A friend once said, “How many pills should I take to die?”

I’ve had suicide thoughts before, too. I’ve cut myself and hid it under my watch. There’s this ointment I used that made the scars disappear, but the thoughts were still there. I’ve cried too many times before. I had to change my pillowcase twice every time I cried so my mother won’t notice, but the pain was still there. I used to spend an hour in the shower to think my life out. I had a long list of plans on my mind that I was supposed to scratch off soon. Those moments in the shower was my War Room where I thought of the possible future and thought of possible solutions. But none of the plans I made were done and none of the possible futures I thought of happened.

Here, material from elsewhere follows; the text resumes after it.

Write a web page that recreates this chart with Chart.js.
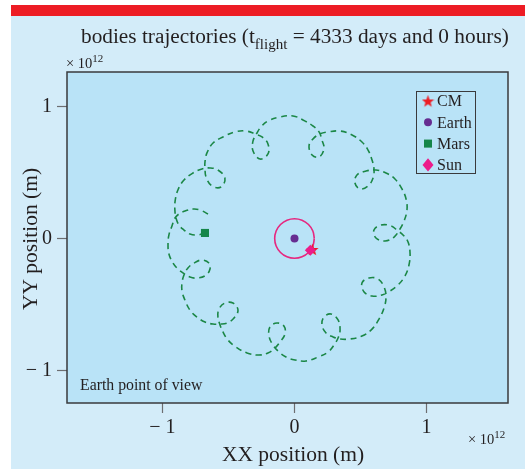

I’ve always wondered how things were never my way. How things were not the way I wanted them. They always turned out to be different and realistic while the plans I made was too good to be true. The plans I made was too impossible to happen.

I’ve hated dreams. They gave me illusions of things that wasn’t happening. They were addicting and dangerous. Dreams were the poison of my childhood. I wished I never dreamed big so that I learned to save money and give it to my mother today.

If I ever have the chance to talk to my 5-year-old self, I’ll tell her to just study and earn money.

I told my friend that it might depend on the pill’s dosage for her to die. And if she wants to die, she could just cut herself. It’s way easier. Easier said than done, guys.
If she wants to die, I’ll support her. Now, she looks worn out. She hasn’t eaten nor drunk any liquid the whole day. She had a slight fever this morning but I think it’s currently increasing. She doesn’t want to eat, she prefers to walk home, and she wants to die.

Whatever she has, whatever she had, it’s deep inside. Somewhere I’d love to fix, but I can’t and I won’t. Because it’s either only she can fix, or someone else that’s meant to fix it.

All I will do is wait and stay by her side. Whatever she does depends on her decision. I don’t want to be the one to tell her what to do and whatnot to do. She’s an intelligent young woman whose spiritually dead, mentally drained, and emotionally done. She’s a strong and independent individual who will do anything to survive. She’s survived a lot of trials already. She can survive this one on her own, too.

I don’t think her problem’s the suicide. It might be something else, something that have affected her far too long.

I think I’ve said my side already. I hope she’ll tell someone her side.